Spark TempView provides two functions that allow users to run **SQL** queries against a Spark DataFrame: 

1. **createOrReplaceTempView:** The lifetime of this temporary view is tied to the [[SparkSession]] that was used to create this Dataset. It creates (or replaces if that view name already exists) a lazily evaluated "view" that you can then use like a hive table in Spark SQL. It does not persist to memory unless you cache the dataset that underpins the view.

2. **createGlobalTempView:** The lifetime of this temporary view is tied to this Spark application.

**Spark Session vs. Spark application:**

Spark application can be used:

- for a single batch job
- an interactive session with multiple jobs
- a long-lived server continually satisfying requests
- A Spark job can consist of more than just a single map and reduce.
- A Spark Application can consist of more than one session

A SparkSession on the other hand is associated to a Spark Application:

Generally, a session is an interaction between two or more entities.
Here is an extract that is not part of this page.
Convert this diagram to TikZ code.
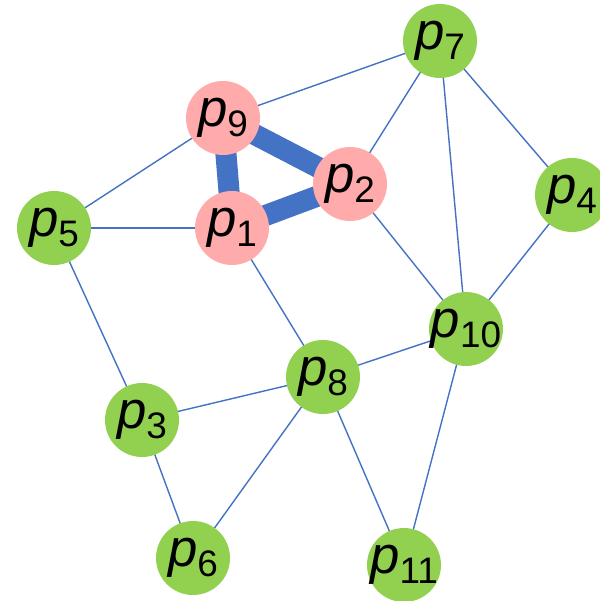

In Spark 2.0 you can use SparkSession. A SparkSession can be created without creating SparkConf, SparkContext or SQLContext, (they’re encapsulated within the SparkSession)

Global temporary views are introduced in Spark 2.1.0 release. This feature is useful when you want to share data among different sessions and keep alive until your application ends.


In [None]:
# Create a temporary view of the dataframe
people.createOrReplaceTempView("tempview")

In [None]:
# Then Query the temp view
spark.sql("SELECT * FROM people WHERE age=30").show()

In [None]:
# Or pass it to an object
sql_results = spark.sql("SELECT * FROM people")
sql_results

# GroupBy and Aggregate Functions

Let's learn how to use GroupBy and Aggregate methods on a DataFrame. GroupBy allows you to group rows together based off some column value, for example, you could group together sales data by the day the sale occured, or group repeast customer data based off the name of the customer. Once you've performed the GroupBy operation you can use an aggregate function off that data. An aggregate function aggregates multiple rows of data into a single output, such as taking the sum of inputs, or counting the number of inputs.

Let's see some examples on an example dataset!

In [None]:
# Groupby Function with count (you can also use sum, min, max)
stocks.groupBy("Company").show()

In [None]:
# Then group there, you can add the following aggregate functions: mean, count, min, max, sum
# Like this for example
stocks.groupBy("Company").mean().show()

In [None]:
# This is also a pretty neat function you can use:
stocks.summary("count", "min", "25%", "75%", "max").show()

In [None]:
# To do a summary for specific columns first select them:
stocks.select("age", "name").summary("count").show()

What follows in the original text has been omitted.